• What to produce: Reproduce from the records below, with no pictures, exactly the lines between the one containing "Emit a LaTeX" and the one containing "mobile app, microservice, database", inclusive.

## BEGIN Supplied information

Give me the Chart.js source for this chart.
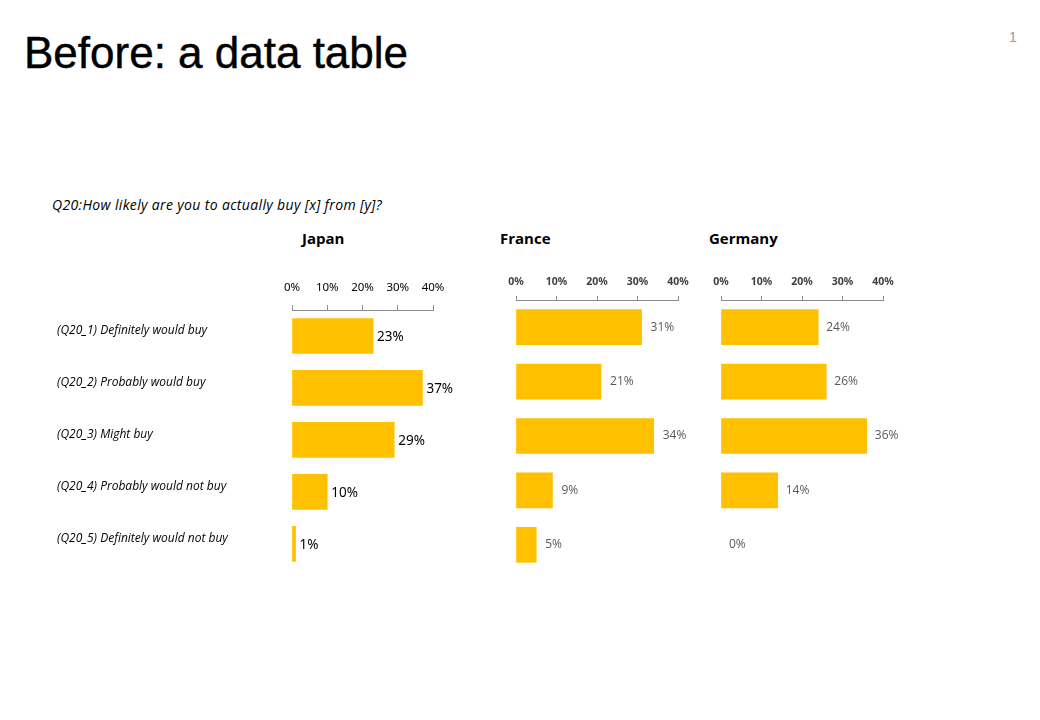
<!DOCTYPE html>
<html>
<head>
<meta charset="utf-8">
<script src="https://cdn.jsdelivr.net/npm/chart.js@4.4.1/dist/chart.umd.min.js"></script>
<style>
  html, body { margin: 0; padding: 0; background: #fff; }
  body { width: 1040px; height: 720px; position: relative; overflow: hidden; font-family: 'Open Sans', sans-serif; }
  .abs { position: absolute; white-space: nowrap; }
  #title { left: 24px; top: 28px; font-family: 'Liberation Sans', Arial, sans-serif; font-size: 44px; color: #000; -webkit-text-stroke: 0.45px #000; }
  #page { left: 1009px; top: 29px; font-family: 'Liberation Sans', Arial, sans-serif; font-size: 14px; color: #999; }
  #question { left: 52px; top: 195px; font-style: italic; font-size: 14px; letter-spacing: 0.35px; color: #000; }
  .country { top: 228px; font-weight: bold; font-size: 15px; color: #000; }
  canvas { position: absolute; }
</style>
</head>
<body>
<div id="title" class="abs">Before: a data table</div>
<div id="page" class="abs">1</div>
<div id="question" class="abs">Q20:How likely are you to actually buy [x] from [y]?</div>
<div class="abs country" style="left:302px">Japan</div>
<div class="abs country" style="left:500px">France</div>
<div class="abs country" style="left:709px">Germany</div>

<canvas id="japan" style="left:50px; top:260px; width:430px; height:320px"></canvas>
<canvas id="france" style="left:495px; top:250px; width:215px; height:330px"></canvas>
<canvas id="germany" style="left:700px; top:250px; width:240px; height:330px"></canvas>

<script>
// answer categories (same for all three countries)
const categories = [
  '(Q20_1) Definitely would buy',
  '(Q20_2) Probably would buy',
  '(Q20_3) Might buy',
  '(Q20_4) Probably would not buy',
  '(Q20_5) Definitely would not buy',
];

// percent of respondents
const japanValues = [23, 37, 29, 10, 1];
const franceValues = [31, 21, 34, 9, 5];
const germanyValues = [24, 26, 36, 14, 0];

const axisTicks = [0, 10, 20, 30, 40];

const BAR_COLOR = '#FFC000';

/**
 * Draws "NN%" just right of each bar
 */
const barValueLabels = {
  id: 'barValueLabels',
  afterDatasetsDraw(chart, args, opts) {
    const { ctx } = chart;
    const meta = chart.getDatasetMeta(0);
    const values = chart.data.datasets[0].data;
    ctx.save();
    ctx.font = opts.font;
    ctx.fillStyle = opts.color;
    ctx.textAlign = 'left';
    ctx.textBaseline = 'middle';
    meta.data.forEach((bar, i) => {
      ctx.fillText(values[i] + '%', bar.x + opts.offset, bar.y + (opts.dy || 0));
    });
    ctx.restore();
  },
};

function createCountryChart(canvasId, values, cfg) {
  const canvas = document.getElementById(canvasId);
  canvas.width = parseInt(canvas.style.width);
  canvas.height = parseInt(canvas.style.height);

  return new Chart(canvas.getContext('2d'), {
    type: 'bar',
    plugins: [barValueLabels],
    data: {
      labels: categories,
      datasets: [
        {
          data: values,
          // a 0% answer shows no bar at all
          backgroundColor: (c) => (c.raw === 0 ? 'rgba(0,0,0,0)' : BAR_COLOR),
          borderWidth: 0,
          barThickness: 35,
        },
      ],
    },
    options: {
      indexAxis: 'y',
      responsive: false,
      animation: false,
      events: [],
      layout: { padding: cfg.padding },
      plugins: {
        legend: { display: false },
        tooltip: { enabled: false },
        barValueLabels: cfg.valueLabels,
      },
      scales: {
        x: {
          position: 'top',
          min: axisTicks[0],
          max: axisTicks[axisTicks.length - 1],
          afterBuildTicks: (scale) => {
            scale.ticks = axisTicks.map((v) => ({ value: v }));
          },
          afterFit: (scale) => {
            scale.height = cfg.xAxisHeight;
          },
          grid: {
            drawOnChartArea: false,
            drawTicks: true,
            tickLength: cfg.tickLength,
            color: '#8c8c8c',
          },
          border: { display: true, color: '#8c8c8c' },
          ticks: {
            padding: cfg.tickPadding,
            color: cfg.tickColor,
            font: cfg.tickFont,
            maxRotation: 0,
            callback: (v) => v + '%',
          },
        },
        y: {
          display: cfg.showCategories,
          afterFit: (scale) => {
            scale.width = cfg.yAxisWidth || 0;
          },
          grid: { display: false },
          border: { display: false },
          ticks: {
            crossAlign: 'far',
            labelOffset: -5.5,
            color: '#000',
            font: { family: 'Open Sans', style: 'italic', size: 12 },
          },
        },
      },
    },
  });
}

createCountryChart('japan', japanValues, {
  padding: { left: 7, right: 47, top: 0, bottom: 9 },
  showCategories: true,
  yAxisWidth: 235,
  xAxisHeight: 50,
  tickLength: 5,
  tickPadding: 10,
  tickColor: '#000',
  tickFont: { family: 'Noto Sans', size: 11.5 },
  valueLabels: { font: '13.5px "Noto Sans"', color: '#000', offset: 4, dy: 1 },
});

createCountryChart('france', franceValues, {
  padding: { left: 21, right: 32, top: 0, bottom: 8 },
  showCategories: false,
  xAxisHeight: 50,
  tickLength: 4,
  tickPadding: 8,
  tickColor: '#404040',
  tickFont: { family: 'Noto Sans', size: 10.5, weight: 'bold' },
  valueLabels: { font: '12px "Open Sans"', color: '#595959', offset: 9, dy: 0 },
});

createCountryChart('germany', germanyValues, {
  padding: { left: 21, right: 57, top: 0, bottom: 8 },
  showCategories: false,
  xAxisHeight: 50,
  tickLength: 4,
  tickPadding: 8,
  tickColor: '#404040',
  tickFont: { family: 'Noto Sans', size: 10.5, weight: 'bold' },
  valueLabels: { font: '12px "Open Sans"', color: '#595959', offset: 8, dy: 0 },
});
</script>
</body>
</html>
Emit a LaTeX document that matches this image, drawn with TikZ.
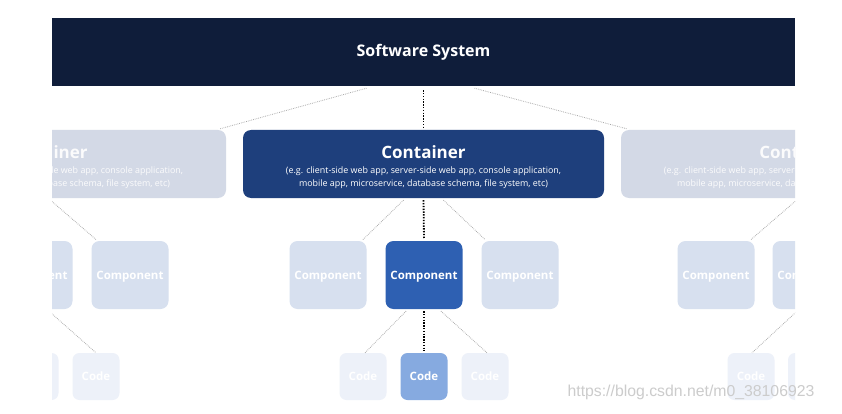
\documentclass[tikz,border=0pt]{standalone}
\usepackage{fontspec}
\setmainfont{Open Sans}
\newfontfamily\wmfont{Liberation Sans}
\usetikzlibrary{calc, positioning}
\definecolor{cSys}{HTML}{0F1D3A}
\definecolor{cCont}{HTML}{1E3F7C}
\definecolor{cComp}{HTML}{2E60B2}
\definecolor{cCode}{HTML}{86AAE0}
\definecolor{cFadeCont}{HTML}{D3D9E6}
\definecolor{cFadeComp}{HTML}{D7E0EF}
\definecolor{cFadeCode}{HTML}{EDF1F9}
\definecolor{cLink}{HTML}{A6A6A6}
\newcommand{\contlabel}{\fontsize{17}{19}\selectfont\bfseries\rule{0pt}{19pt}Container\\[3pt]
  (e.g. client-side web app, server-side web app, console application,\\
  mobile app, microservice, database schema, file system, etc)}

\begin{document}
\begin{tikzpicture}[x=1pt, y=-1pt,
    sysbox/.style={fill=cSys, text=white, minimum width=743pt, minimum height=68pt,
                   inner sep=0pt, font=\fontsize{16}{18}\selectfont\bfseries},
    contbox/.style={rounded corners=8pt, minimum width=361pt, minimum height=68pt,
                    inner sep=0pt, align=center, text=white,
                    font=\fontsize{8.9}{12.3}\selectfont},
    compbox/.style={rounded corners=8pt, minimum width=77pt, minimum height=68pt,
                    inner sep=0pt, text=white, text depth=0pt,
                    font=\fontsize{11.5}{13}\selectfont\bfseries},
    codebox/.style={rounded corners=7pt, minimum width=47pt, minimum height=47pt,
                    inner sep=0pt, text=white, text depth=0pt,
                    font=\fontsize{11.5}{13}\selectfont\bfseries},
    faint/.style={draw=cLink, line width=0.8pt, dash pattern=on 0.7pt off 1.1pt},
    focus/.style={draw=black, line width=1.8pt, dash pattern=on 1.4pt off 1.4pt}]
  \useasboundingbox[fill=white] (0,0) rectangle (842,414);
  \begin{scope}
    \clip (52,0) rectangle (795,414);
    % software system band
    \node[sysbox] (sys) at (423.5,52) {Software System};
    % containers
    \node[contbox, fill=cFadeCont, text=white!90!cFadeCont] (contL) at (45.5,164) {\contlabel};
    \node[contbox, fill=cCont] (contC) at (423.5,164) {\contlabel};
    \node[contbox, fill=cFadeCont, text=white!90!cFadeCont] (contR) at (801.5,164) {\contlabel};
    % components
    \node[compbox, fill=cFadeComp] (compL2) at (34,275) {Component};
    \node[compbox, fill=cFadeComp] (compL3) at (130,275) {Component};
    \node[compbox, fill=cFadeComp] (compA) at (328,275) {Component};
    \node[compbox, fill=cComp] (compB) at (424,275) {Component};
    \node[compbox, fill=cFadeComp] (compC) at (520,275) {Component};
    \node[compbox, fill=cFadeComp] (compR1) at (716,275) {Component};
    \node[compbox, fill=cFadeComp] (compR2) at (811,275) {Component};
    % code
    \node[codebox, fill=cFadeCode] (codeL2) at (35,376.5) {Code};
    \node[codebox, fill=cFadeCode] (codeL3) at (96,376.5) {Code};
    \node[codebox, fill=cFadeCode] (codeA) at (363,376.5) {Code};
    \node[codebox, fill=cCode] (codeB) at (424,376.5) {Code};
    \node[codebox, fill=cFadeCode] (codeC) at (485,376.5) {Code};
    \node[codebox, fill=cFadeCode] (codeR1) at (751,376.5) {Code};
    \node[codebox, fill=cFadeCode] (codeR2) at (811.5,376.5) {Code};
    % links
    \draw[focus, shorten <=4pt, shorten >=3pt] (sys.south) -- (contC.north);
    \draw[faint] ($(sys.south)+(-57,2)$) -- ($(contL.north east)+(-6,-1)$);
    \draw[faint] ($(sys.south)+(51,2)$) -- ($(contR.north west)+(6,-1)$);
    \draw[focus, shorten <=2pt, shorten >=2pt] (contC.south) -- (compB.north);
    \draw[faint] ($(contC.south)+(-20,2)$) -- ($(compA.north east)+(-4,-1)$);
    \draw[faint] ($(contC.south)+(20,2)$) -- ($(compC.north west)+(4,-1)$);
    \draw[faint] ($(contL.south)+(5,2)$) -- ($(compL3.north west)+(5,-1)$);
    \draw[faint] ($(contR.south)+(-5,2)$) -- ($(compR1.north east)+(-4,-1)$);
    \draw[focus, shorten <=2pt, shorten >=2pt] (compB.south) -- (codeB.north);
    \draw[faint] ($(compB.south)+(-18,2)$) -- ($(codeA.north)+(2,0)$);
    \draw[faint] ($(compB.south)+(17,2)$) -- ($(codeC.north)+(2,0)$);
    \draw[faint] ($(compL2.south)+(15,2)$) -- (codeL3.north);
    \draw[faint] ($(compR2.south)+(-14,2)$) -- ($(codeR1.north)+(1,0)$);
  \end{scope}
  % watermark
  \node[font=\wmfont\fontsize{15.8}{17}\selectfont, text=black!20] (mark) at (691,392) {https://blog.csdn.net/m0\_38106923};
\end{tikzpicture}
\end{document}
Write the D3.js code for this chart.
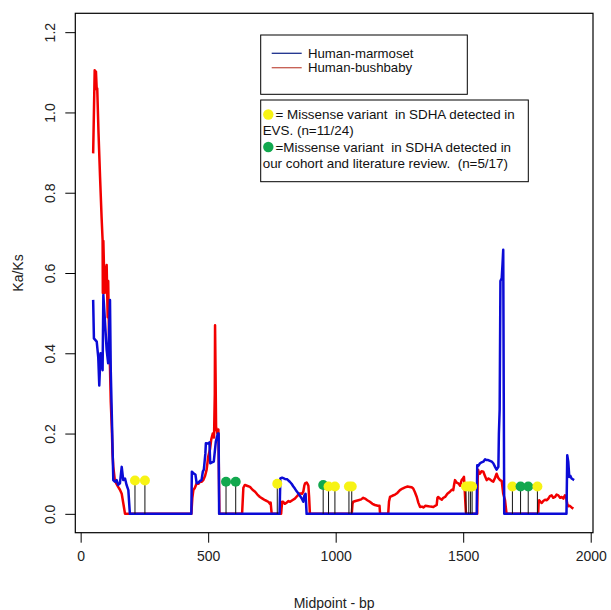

## END Supplied information

• Solution below:
Emit a LaTeX document that matches this image, drawn with TikZ.
\documentclass[tikz,border=0pt]{standalone}
\usepackage{fontspec}
\setmainfont{Open Sans}
\newfontfamily\wmfont{Liberation Sans}
\usetikzlibrary{calc, positioning}
\definecolor{cSys}{HTML}{0F1D3A}
\definecolor{cCont}{HTML}{1E3F7C}
\definecolor{cComp}{HTML}{2E60B2}
\definecolor{cCode}{HTML}{86AAE0}
\definecolor{cFadeCont}{HTML}{D3D9E6}
\definecolor{cFadeComp}{HTML}{D7E0EF}
\definecolor{cFadeCode}{HTML}{EDF1F9}
\definecolor{cLink}{HTML}{A6A6A6}
\newcommand{\contlabel}{\fontsize{17}{19}\selectfont\bfseries\rule{0pt}{19pt}Container\\[3pt]
  (e.g. client-side web app, server-side web app, console application,\\
  mobile app, microservice, database schema, file system, etc)}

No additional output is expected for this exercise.